The Baltic Exchange, the world’s independent source of maritime market data, has issued its report for the last week, 24th – 28st July 2023, to provide information of the bulk market performance.
According to Baltic Exchange reports, highlights of capesize, panamax, ultramax/supramax, handysize include:
Capesize
After a slow beginning to the week, the Capesize market experienced a surge on Wednesday with a rise of over $2,500 in a day on its five timecharter routes average. The week closed at $15,180 with +$3,222 week-on-week. Both fronthaul and trans-Atlantic business were particularly active whilst tonnage in the Atlantic tightened. Solid volume lent support and made the North Atlantic the strongest sector of the week. By Friday, vessels delivered in the Continent/Mediterranean were paid close to $36,000 for runs to the Far East. From Brazil, moving iron ore to China was marked in the mid $19s for second half August loading. In the Pacific, the West Australia to Qingdao trade remained stable throughout the week at the level of $7.70. Currently both a trans-Pacific and a China to Brazil round voyage are in the $12,000s per day.
Panamax
It was an eventful week with the Panamax market finally finding some life. The week began slowly, but eventually sparked and was duly accompanied by an FFA drive/some Cape splits in parts only to flatten out as the week ended. In the Atlantic, some much needed mineral demand was evident alongside solid demand ex South America for mid/end August arrival window. 82,000-dwt types delivery Singapore were now achieving somewhere between $10,500 and $11,000 date dependent. Further north, an 82,000-dwt delivery Continent achieved $7,500 for a trans-Atlantic round trip via US East Coast. In Asia, rates improved marginally, buoyed somewhat by the pick-up in South America, but decent levels of Australian coal provided the support for most part of the week and a small smattering of NoPac enquiry mid-week, but pitted against a lengthy tonnage list rates hovered around the $6,000 mark for Australian mineral round trips.
Ultramax/Supramax
Another rather unexciting week for the sector, certainly from the Atlantic, which saw further drops with limited fresh impetus across most areas with the ongoing Summertime slow down.
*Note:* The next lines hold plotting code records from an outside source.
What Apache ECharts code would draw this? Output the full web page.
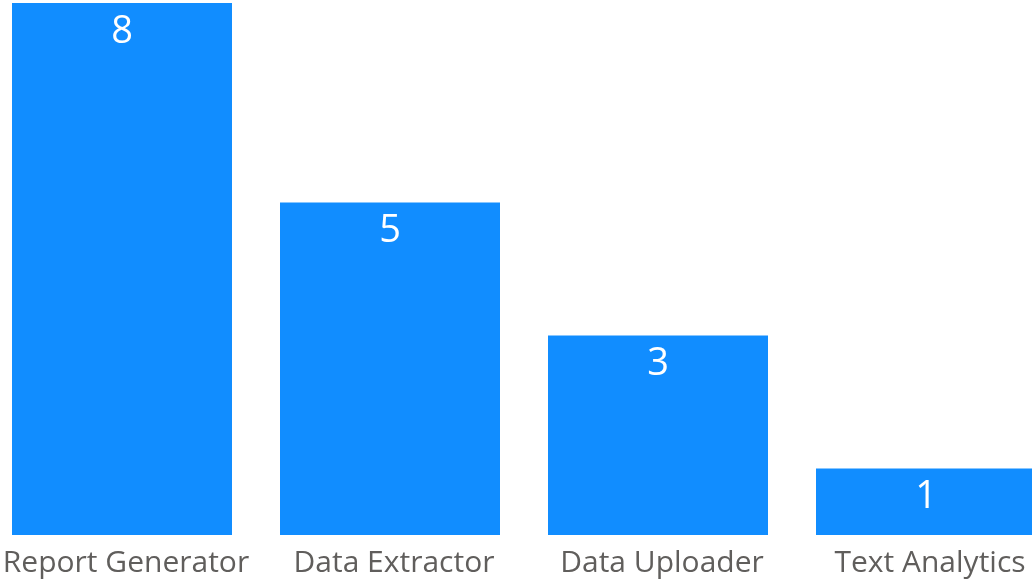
<!DOCTYPE html>
<html>
<head>
<meta charset="utf-8">
<script src="https://cdn.jsdelivr.net/npm/echarts@6/dist/echarts.min.js"></script>
<style>html,body{margin:0;padding:0;background:#fff;overflow:hidden;width:1032px;height:580px;}#c{width:1072px;height:580px;margin-left:-12px;}</style>
</head>
<body>
<div id="c"></div>
<script>
const categories = ['Report Generator', 'Data Extractor', 'Data Uploader', 'Text Analytics'];
const values = [8, 5, 3, 1];

const chart = echarts.init(document.getElementById('c'));
chart.setOption({
  animation: false,
  grid: { left: 0, right: 0, top: 3, bottom: 45, containLabel: false },
  xAxis: {
    type: 'category',
    data: categories,
    axisLine: { show: false },
    axisTick: { show: false },
    axisLabel: { color: '#605E5C', fontSize: 30, fontFamily: 'Open Sans', margin: 13, interval: 0, padding: [0, 0, 0, 8] }
  },
  yAxis: { type: 'value', min: 0, max: 8, show: false, splitLine: { show: false } },
  series: [{
    type: 'bar',
    data: values,
    barWidth: 220,
    itemStyle: { color: '#118DFF' },
    label: { show: true, position: 'insideTop', distance: 10, color: '#fff', fontSize: 38, fontFamily: 'Open Sans' }
  }]
});
</script>
</body>
</html>
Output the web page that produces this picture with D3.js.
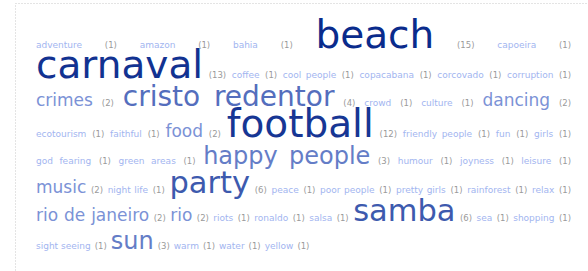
<!DOCTYPE html>
<html>
<head>
<meta charset="utf-8">
<script src="https://cdn.jsdelivr.net/npm/d3@7"></script>
<style>
  body { margin: 0; background: #fff; }
  svg { display: block; }
</style>
</head>
<body>
<div id="cloud"></div>
<script>
var tags = ["adventure", "amazon", "bahia", "beach", "capoeira",
    "carnaval", "coffee", "cool people", "copacabana", "corcovado", "corruption",
    "crimes", "cristo redentor", "crowd", "culture", "dancing",
    "ecotourism", "faithful", "food", "football", "friendly people", "fun", "girls",
    "god fearing", "green areas", "happy people", "humour", "joyness", "leisure",
    "music", "night life", "party", "peace", "poor people", "pretty girls", "rainforest", "relax",
    "rio de janeiro", "rio", "riots", "ronaldo", "salsa", "samba", "sea", "shopping",
    "sight seeing", "sun", "warm", "water", "yellow"];
var counts = [1, 1, 1, 15, 1,
    13, 1, 1, 1, 1, 1,
    2, 4, 1, 1, 2,
    1, 1, 2, 12, 1, 1, 1,
    1, 1, 3, 1, 1, 1,
    2, 1, 6, 1, 1, 1, 1, 1,
    2, 2, 1, 1, 1, 6, 1, 1,
    1, 3, 1, 1, 1];

var width = 588, height = 271;
var left = 36, right = 571;
var gap = 4;          // natural space between items
var countSize = 8.5;
var countColor = "#9a9a9a";

var svg = d3.select("#cloud")
    .append("svg")
    .attr("width", width)
    .attr("height", height);

// dotted frame
svg.append("rect")
    .attr("x", 15.5).attr("y", 3.5)
    .attr("width", 600).attr("height", 300)
    .attr("fill", "none")
    .attr("stroke", "#c8c8c8")
    .attr("stroke-dasharray", "1,2");

// size classes by count
var sizeScale = d3.scaleLinear()
    .domain([1, 2, 3, 4, 6, 12])
    .range([9, 17, 24, 28, 30.5, 39])
    .clamp(true);
var colorScale = d3.scaleLog().domain([1, 15])
    .range(["#a2b5f0", "#0a2b8c"])
    .interpolate(d3.interpolateRgb);

var g = svg.append("g")
    .style("font-family", "'DejaVu Sans', Verdana, sans-serif");

// build tokens: each word of a tag plus its count
var units = tags.map(function (t, i) {
    var size = sizeScale(counts[i]);
    var tokens = t.split(" ").map(function (w) {
        return { text: w, size: size, color: colorScale(counts[i]) };
    });
    tokens.push({ text: "(" + counts[i] + ")", size: countSize, color: countColor, isCount: true });
    return { size: size, tokens: tokens };
});

// measure
units.forEach(function (u) {
    u.tokens.forEach(function (tk) {
        tk.node = g.append("text")
            .attr("font-size", tk.size)
            .attr("fill", tk.color)
            .text(tk.text);
        tk.w = tk.node.node().getComputedTextLength();
    });
    // space before each token after the first
    u.width = 0;
    u.tokens.forEach(function (tk, j) {
        tk.space = j == 0 ? 0 : (tk.isCount ? gap : tk.size * 0.318);
        u.width += tk.space + tk.w;
    });
});

// greedy line breaking
var lines = [], cur = [], curW = 0;
units.forEach(function (u) {
    var add = (cur.length ? gap : 0) + u.width;
    if (cur.length && curW + add > right - left) {
        lines.push(cur);
        cur = [];
        curW = 0;
        add = u.width;
    }
    cur.push(u);
    curW += add;
});
if (cur.length) lines.push(cur);

// place lines, justified except the last
var baseline = 0;
lines.forEach(function (line, li) {
    var maxSize = d3.max(line, d => d.size);
    baseline = li == 0 ? 14.5 + 0.86 * maxSize : baseline + 22.5 + 0.2 * maxSize;

    var natural = 0, nSpaces = 0;
    line.forEach(function (u, k) {
        natural += u.width + (k ? gap : 0);
        nSpaces += u.tokens.length - 1 + (k ? 1 : 0);
    });
    var extra = li < lines.length - 1 ? (right - left - natural) / nSpaces : 0;

    var x = left;
    line.forEach(function (u, k) {
        if (k) x += gap + extra;
        u.tokens.forEach(function (tk, j) {
            if (j) x += tk.space + extra;
            tk.node.attr("x", x).attr("y", baseline);
            x += tk.w;
        });
    });
});
</script>
</body>
</html>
The US Gulf was described as positional whilst the South Atlantic had positional opportunities for owners with prompt vessels, although it did remain fairly uneventful. A 55,000-dwt was heard fixed delivery Recalada for a trip to the East Mediterranean at $14,000. In the US Gulf, a 58,000-dwt was heard to have fixed from SW Pass to the Mediterranean at $9,000. From Asia, stronger enquiry was seen in the south at the beginning of the week and with the recent bad weather some vessels where delayed, which kept levels at a reasonable level. Further north, some saw demand remain for backhaul enquiry but limited fresh enquiry was seen from the NoPac. A newbuilding 64,000-dwt open Japan fixed a trip to Brazil in the high $7,000s. Further south, a 63,000-dwt fixed delivery Koh Si Chang via Indonesia redelivery China at $9,000.
Handysize
Limited enquiry in the South Atlantic has led to ever growing tonnage availability. A 32,000-dwt was fixed basis delivery Recalada for a trip to the US East Coast with an intended cargo of sugar and duration of about 50 days at $9,000. The US Gulf was also suffering similar issues with limited cargo availability. A 32,000-dwt was fixed from SW Pass to Israel with an intended cargo of grains at $5,000 and a 38,000-dwt fixed from Barranquilla to China with an intended cargo of coal at $10,000. In Asia, a 34,000-dwt opening in Koh Si Chang was fixed for a trip via Kijing to Samalaju with an intended cargo of alumina at $4,750 and a 37,000-dwt was fixed from Papa New Guinea via Australia for a round voyage at around $10,000 with an intended cargo of concentrates whilst a 36,000-dwt open in Japan was linked to fixing for a round trip via Australia in the upper $5,000s.